Me gusta Paul Auster porque acaba contándonos lo que
queríamos con ese toque imposible, algo surrealista, que hace los hechos de sus
historias aún más posibles. La vida que narra en Diario
de invierno, su último libro, es la de él mismo sin serlo, porque en el
fondo podría ser la de cualquiera. Me explico.

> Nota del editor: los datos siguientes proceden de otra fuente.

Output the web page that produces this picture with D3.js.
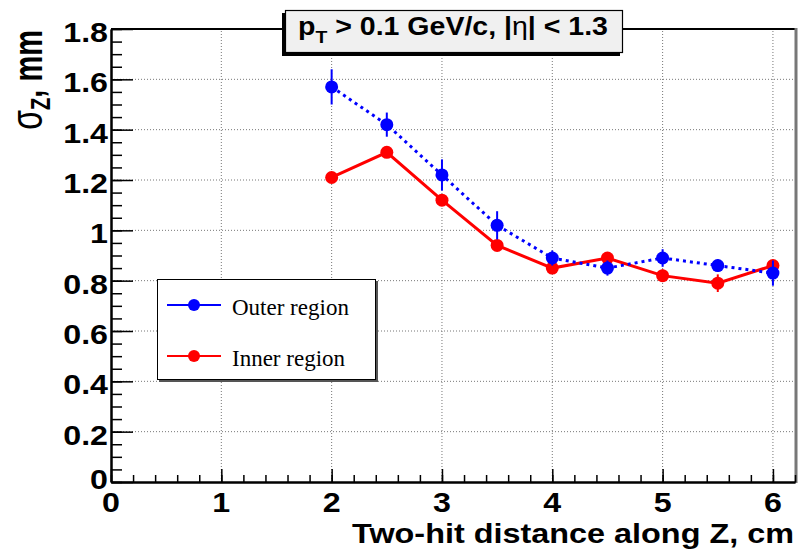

Escribe sobre la cantidad de cosas que unas manos hacen
durante una vida, acciones como subir cremalleras, dar palmadas en el hombro a
alguien, tamborilear con los dedos en una mesa, pero también introducirse en el
cuerpo de otro, acariciar otras pieles que no son la suya… Es decir, las
acciones que la mano de cualquiera podría llegar a hacer.
La mía no empuñaría
nunca una pistola, no sabría hacerlo, aunque haya muchas otras que estén
acostumbradas y lo hagan sin que les tiemble el pulso. Hay manos listas y manos
tontas. Manos educadas y maleducadas, sabias e ignorantes. Mi mano sabe
escribir, sí, pero no leer leer braille, ni operar. Las manos de los niños son
pegonas y torpes. Cuando nos hacemos adultos ya no pegamos, no al menos una
parte de la sociedad con un tipo de educación. Las manos de los viejos se
llenan de manchas, tiemblan pero son hermosísimas. A mí me encanta mirar esa
manos en las que se adivinan las venas y empuñan todo lo firmemente que pueden
un bastón.
Las manos dicen mucho de lo que han hecho. A mí me gustan las manos curtidas,
de jabón Lagarto, de campesino, no las suavecitas de dedos largos de pianista,
al menos no en un hombre. Las manos que realmente tienen contacto con las cosas
saben tocar a las personas. El que acaricia un piano o las páginas de un libro
únicamente, es un poco de mentira, o al menos está en contacto con una realidad
que no me interesa especialmente. Me gustan las manos sabias, las que han hecho
y tocado todo, las verdaderas.
Por cierto, que recomiendo leer lo que han hecho
las de Auster. En general, es un libro que habla sobre todos nosotros.